**DATA LINES:**
[START]
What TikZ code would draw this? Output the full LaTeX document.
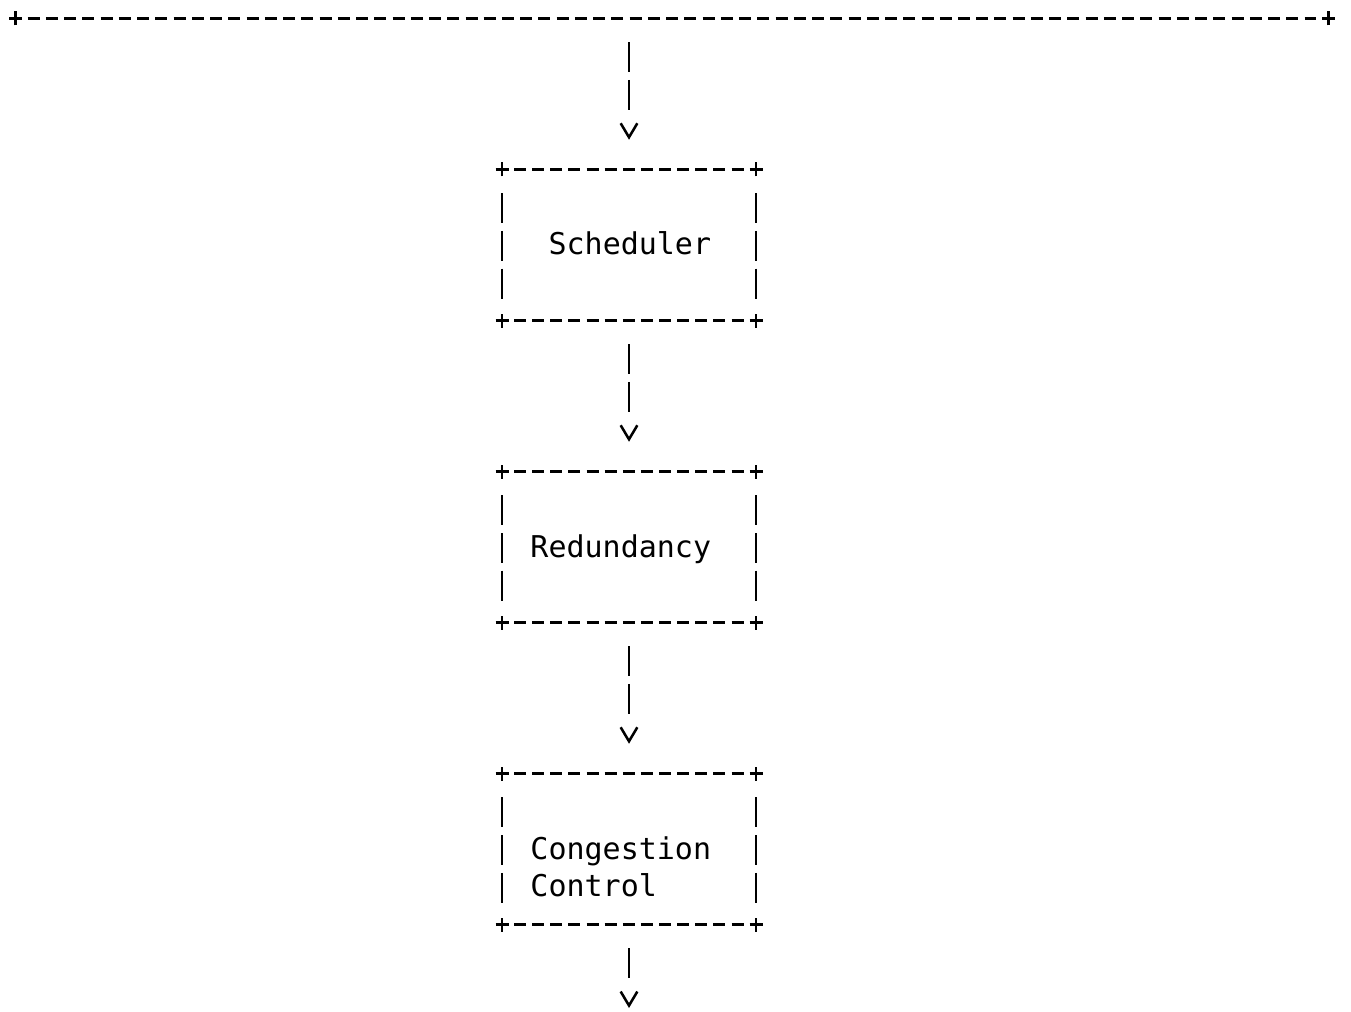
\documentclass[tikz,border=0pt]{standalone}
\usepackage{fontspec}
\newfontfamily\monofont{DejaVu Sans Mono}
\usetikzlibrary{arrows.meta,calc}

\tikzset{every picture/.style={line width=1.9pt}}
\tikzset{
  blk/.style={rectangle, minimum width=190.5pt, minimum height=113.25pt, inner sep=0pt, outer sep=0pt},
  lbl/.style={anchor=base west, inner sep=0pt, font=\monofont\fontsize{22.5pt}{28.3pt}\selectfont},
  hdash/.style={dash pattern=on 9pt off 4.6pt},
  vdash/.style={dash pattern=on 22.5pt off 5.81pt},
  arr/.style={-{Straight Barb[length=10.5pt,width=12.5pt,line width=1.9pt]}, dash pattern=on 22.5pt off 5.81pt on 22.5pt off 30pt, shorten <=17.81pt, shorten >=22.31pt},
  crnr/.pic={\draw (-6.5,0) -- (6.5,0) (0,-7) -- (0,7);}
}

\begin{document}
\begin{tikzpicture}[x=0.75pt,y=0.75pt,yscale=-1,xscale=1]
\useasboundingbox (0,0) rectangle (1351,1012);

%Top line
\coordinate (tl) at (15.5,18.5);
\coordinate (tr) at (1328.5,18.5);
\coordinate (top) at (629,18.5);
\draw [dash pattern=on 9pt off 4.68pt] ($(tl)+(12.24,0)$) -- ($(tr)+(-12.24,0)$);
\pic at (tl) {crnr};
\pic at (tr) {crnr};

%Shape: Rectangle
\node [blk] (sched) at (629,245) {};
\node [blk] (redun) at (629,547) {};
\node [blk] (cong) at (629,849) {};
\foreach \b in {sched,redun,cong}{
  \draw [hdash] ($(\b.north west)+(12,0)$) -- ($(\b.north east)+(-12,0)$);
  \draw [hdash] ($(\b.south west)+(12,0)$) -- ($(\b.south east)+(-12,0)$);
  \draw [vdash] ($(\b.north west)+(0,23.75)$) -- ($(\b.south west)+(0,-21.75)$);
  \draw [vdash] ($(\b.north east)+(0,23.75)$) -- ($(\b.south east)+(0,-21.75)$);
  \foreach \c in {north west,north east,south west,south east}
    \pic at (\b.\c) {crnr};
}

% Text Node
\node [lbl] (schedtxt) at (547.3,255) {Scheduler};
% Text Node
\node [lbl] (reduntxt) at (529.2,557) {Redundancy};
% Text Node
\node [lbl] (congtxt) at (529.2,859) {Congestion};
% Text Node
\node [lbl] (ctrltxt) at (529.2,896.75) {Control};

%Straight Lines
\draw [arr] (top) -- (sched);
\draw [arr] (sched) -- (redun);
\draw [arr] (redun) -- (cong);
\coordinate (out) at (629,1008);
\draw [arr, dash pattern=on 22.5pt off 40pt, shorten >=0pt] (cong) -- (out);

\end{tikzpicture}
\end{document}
[END]
**WHAT IS BEING ASKED:**
Write out the material above once more, exactly as it reads, with no pictures.

**ANSWER FOR THE TASK:**
What TikZ code would draw this? Output the full LaTeX document.
\documentclass[tikz,border=0pt]{standalone}
\usepackage{fontspec}
\newfontfamily\monofont{DejaVu Sans Mono}
\usetikzlibrary{arrows.meta,calc}

\tikzset{every picture/.style={line width=1.9pt}}
\tikzset{
  blk/.style={rectangle, minimum width=190.5pt, minimum height=113.25pt, inner sep=0pt, outer sep=0pt},
  lbl/.style={anchor=base west, inner sep=0pt, font=\monofont\fontsize{22.5pt}{28.3pt}\selectfont},
  hdash/.style={dash pattern=on 9pt off 4.6pt},
  vdash/.style={dash pattern=on 22.5pt off 5.81pt},
  arr/.style={-{Straight Barb[length=10.5pt,width=12.5pt,line width=1.9pt]}, dash pattern=on 22.5pt off 5.81pt on 22.5pt off 30pt, shorten <=17.81pt, shorten >=22.31pt},
  crnr/.pic={\draw (-6.5,0) -- (6.5,0) (0,-7) -- (0,7);}
}

\begin{document}
\begin{tikzpicture}[x=0.75pt,y=0.75pt,yscale=-1,xscale=1]
\useasboundingbox (0,0) rectangle (1351,1012);

%Top line
\coordinate (tl) at (15.5,18.5);
\coordinate (tr) at (1328.5,18.5);
\coordinate (top) at (629,18.5);
\draw [dash pattern=on 9pt off 4.68pt] ($(tl)+(12.24,0)$) -- ($(tr)+(-12.24,0)$);
\pic at (tl) {crnr};
\pic at (tr) {crnr};

%Shape: Rectangle
\node [blk] (sched) at (629,245) {};
\node [blk] (redun) at (629,547) {};
\node [blk] (cong) at (629,849) {};
\foreach \b in {sched,redun,cong}{
  \draw [hdash] ($(\b.north west)+(12,0)$) -- ($(\b.north east)+(-12,0)$);
  \draw [hdash] ($(\b.south west)+(12,0)$) -- ($(\b.south east)+(-12,0)$);
  \draw [vdash] ($(\b.north west)+(0,23.75)$) -- ($(\b.south west)+(0,-21.75)$);
  \draw [vdash] ($(\b.north east)+(0,23.75)$) -- ($(\b.south east)+(0,-21.75)$);
  \foreach \c in {north west,north east,south west,south east}
    \pic at (\b.\c) {crnr};
}

% Text Node
\node [lbl] (schedtxt) at (547.3,255) {Scheduler};
% Text Node
\node [lbl] (reduntxt) at (529.2,557) {Redundancy};
% Text Node
\node [lbl] (congtxt) at (529.2,859) {Congestion};
% Text Node
\node [lbl] (ctrltxt) at (529.2,896.75) {Control};

%Straight Lines
\draw [arr] (top) -- (sched);
\draw [arr] (sched) -- (redun);
\draw [arr] (redun) -- (cong);
\coordinate (out) at (629,1008);
\draw [arr, dash pattern=on 22.5pt off 40pt, shorten >=0pt] (cong) -- (out);

\end{tikzpicture}
\end{document}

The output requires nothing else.